◆ Your objective ◆
Locate the word "this" in the data below, then copy every line that holds it.

___ Provided records ___

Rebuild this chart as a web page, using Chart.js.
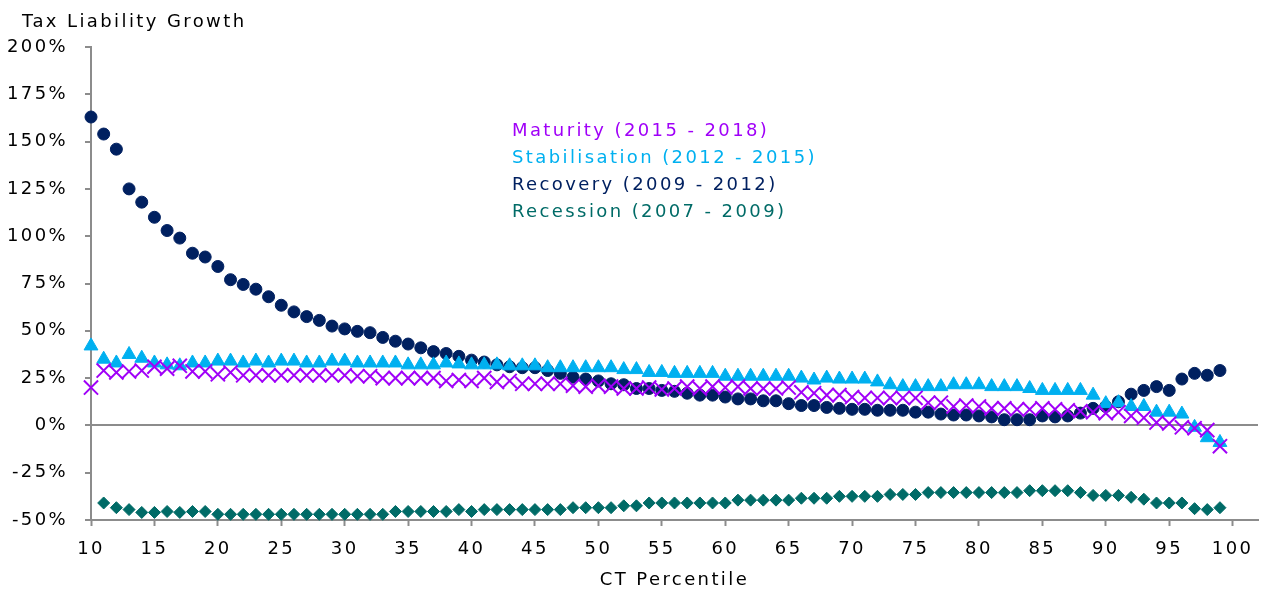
<!DOCTYPE html>
<html>
<head>
<meta charset="utf-8">
<script src="https://cdn.jsdelivr.net/npm/chart.js@4"></script>
<style>
  html, body { margin: 0; padding: 0; background: #fff; }
  #wrap { width: 1270px; height: 589px; position: relative; }
</style>
</head>
<body>
<div id="wrap"><canvas id="chart"></canvas></div>
<script>
// Data
const percentiles = [10, 11, 12, 13, 14, 15, 16, 17, 18, 19, 20, 21, 22, 23, 24, 25, 26, 27, 28, 29,
  30, 31, 32, 33, 34, 35, 36, 37, 38, 39, 40, 41, 42, 43, 44, 45, 46, 47, 48, 49,
  50, 51, 52, 53, 54, 55, 56, 57, 58, 59, 60, 61, 62, 63, 64, 65, 66, 67, 68, 69,
  70, 71, 72, 73, 74, 75, 76, 77, 78, 79, 80, 81, 82, 83, 84, 85, 86, 87, 88, 89,
  90, 91, 92, 93, 94, 95, 96, 97, 98, 99];

const maturity = [20, 29, 28, 28.5, 29, 31, 30, 31.5, 28.5, 28.5, 27, 28, 26.5, 26.5, 26.5, 26.5, 26.5, 26.5, 26.5, 26.5,
  26.5, 26, 26, 25, 25, 25, 25, 25, 23.5, 24, 23.5, 25, 23, 23.5, 22, 22, 22, 22, 21, 20.5,
  21, 20.5, 19.5, 19.5, 20, 19, 19.5, 20.5, 19.5, 20.5, 20, 20.5, 19.5, 19.5, 19.5, 20, 17.5, 17, 16, 16,
  15, 14.5, 14.5, 14.5, 14.5, 14.5, 12, 12, 10, 10.5, 10, 9, 9, 8.5, 8.5, 9, 8.5, 8, 7.5, 7,
  6.5, 7, 5, 4, 1.5, 1, -1, -1.5, -2.5, -11];

const stabilisation = [42, 35, 33, 37.5, 35.5, 33, 32, 31.5, 33, 33, 34, 34, 33, 34, 33, 34, 34, 33, 33, 34,
  34, 33, 33, 33, 33, 32, 32, 32, 33, 32.5, 32, 32, 32, 31.5, 31.5, 31.5, 30.5, 30.5, 30.5, 30.5,
  30.5, 30.5, 29.5, 29.5, 28, 28, 27.5, 27.5, 27.5, 27.5, 26, 26, 26, 26, 26, 26, 25, 24, 25, 24.5,
  24.5, 24.5, 23, 21.5, 20.5, 20.5, 20.5, 20.5, 21.5, 21.5, 21.5, 20.5, 20.5, 20.5, 19.5, 18.5, 18.5, 18.5, 18.5, 16,
  11.5, 12, 10, 10, 7, 7, 6, -1, -6.5, -9];

const recovery = [163, 154, 146, 125, 118, 110, 103, 99, 91, 89, 84, 77, 74.5, 72, 68, 63.5, 60, 57.5, 55.5, 52.5,
  51, 49.7, 49, 46.5, 44.5, 43, 41, 39, 38, 36.5, 34.5, 33.5, 32, 31, 30.5, 30.5, 29, 27.5, 25.5, 24.5,
  23.5, 22, 21.5, 19.5, 19.5, 18.5, 18, 17, 16, 16, 15, 14, 14, 13, 13, 11.5, 10.5, 10.5, 9.5, 9,
  8.5, 8.5, 8, 8, 8, 7, 7, 6, 5.5, 5.5, 5, 4.5, 3, 3, 3, 5, 4.5, 5, 6.5, 9,
  10, 12.5, 16.5, 18.5, 20.5, 18.5, 24.5, 27.5, 26.5, 29];

const recession = [null, -41, -43.5, -44.5, -46, -46, -45.5, -46, -45.5, -45.5, -47, -47, -47, -47, -47, -47, -47, -47, -47, -47,
  -47, -47, -47, -47, -45.5, -45.5, -45.5, -45.5, -45.5, -44.5, -45.5, -44.5, -44.5, -44.5, -44.5, -44.5, -44.5, -44.5, -43.5, -43.5,
  -43.5, -43.5, -42.5, -42.5, -41, -41, -41, -41, -41, -41, -41, -39.5, -39.5, -39.5, -39.5, -39.5, -38.5, -38.5, -38.5, -37.5,
  -37.5, -37.5, -37.5, -36.5, -36.5, -36.5, -35.5, -35.5, -35.5, -35.5, -35.5, -35.5, -35.5, -35.5, -34.5, -34.5, -34.5, -34.5, -35.5, -37,
  -37, -37, -38, -39, -41, -41, -41, -44, -44.5, -43.5];

const seriesNames = ['Maturity (2015 - 2018)', 'Stabilisation (2012 - 2015)', 'Recovery (2009 - 2012)', 'Recession (2007 - 2009)'];
const xTicks = [10, 15, 20, 25, 30, 35, 40, 45, 50, 55, 60, 65, 70, 75, 80, 85, 90, 95, 100];
const yTicks = [-50, -25, 0, 25, 50, 75, 100, 125, 150, 175, 200];

// Styles
const COLORS = ['#A000F8', '#00B0F0', '#002060', '#006B67'];
const AXIS_COLOR = '#8C8C8C';
const FONT = 'DejaVu Sans';
const SPACING = '2.4px';

const toPoints = values => percentiles.map((p, i) => ({ x: p, y: values[i] }));

// Canvas letter spacing, so the text runs as wide as the Verdana original
const spacingPlugin = {
  id: 'spacing',
  beforeUpdate: chart => { chart.ctx.letterSpacing = SPACING; },
  beforeDraw: chart => { chart.ctx.letterSpacing = SPACING; }
};

// Axis caption at top left and the in-plot text legend
const textPlugin = {
  id: 'texts',
  afterDraw(chart) {
    const { ctx, chartArea } = chart;
    ctx.save();
    ctx.letterSpacing = SPACING;
    ctx.font = `18px "${FONT}"`;
    ctx.textAlign = 'left';
    ctx.textBaseline = 'middle';
    ctx.fillStyle = '#000';
    ctx.fillText('Tax Liability Growth', 22, 22);
    seriesNames.forEach((name, i) => {
      ctx.fillStyle = COLORS[i];
      ctx.fillText(name, chartArea.left + 421, chartArea.top + 84 + i * 27);
    });
    ctx.restore();
  }
};

const makeDataset = (label, values, color, style, radius) => ({
  label,
  data: toPoints(values),
  pointStyle: style,
  pointRadius: radius,
  pointBackgroundColor: color,
  pointBorderColor: color,
  pointBorderWidth: style === 'crossRot' ? 2 : 1,
  showLine: false,
  clip: false
});

new Chart(document.getElementById('chart'), {
  type: 'scatter',
  data: {
    datasets: [
      makeDataset(seriesNames[0], maturity, COLORS[0], 'crossRot', 10),
      makeDataset(seriesNames[1], stabilisation, COLORS[1], 'triangle', 8),
      makeDataset(seriesNames[2], recovery, COLORS[2], 'circle', 6),
      makeDataset(seriesNames[3], recession, COLORS[3], 'rectRot', 6)
    ]
  },
  options: {
    responsive: true,
    maintainAspectRatio: false,
    animation: false,
    layout: { padding: { left: 6, right: 4, top: 47, bottom: 0 } },
    plugins: {
      legend: { display: false },
      tooltip: { enabled: false },
      title: { display: false }
    },
    scales: {
      x: {
        type: 'linear',
        min: 10,
        max: 102,
        afterBuildTicks: axis => { axis.ticks = xTicks.map(v => ({ value: v })); },
        afterFit: axis => { axis.height = 69; },
        ticks: { color: '#000', font: { family: FONT, size: 18 }, padding: 13, maxRotation: 0, autoSkip: false },
        grid: { drawOnChartArea: false, tickLength: 6, tickColor: AXIS_COLOR, tickWidth: 2 },
        border: { color: AXIS_COLOR, width: 2 },
        title: { display: true, text: 'CT Percentile', color: '#000', font: { family: FONT, size: 18 }, padding: { top: 6, bottom: -2 } }
      },
      y: {
        type: 'linear',
        min: -50,
        max: 200,
        afterBuildTicks: axis => { axis.ticks = yTicks.map(v => ({ value: v })); },
        afterFit: axis => { axis.width = 85; },
        ticks: { color: '#000', font: { family: FONT, size: 18 }, padding: 17, callback: v => v + '%' },
        grid: {
          drawOnChartArea: true,
          color: c => (c.tick && c.tick.value === 0 ? AXIS_COLOR : 'rgba(0,0,0,0)'),
          lineWidth: 2,
          tickLength: 6,
          tickColor: AXIS_COLOR,
          tickWidth: 2
        },
        border: { color: AXIS_COLOR, width: 2 }
      }
    }
  },
  plugins: [spacingPlugin, textPlugin]
});
</script>
</body>
</html>
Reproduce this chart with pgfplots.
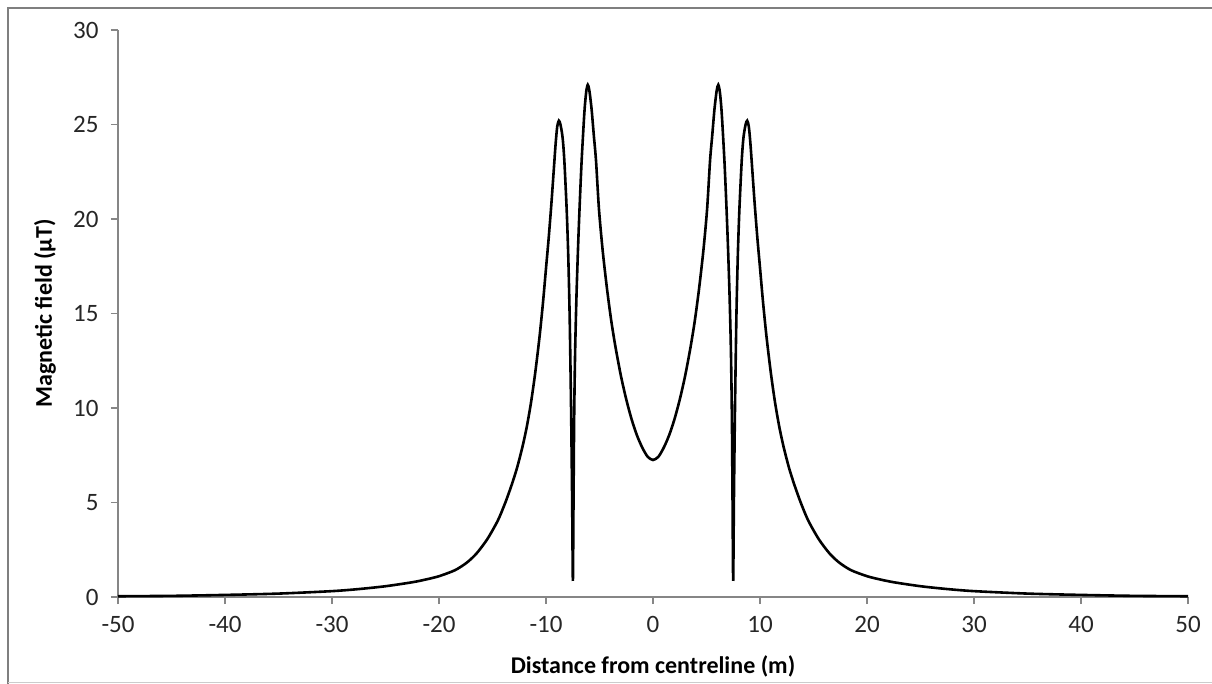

___

◆ Task response ◆
Rebuild this chart as a web page, using Chart.js.
Reproduce this chart with pgfplots.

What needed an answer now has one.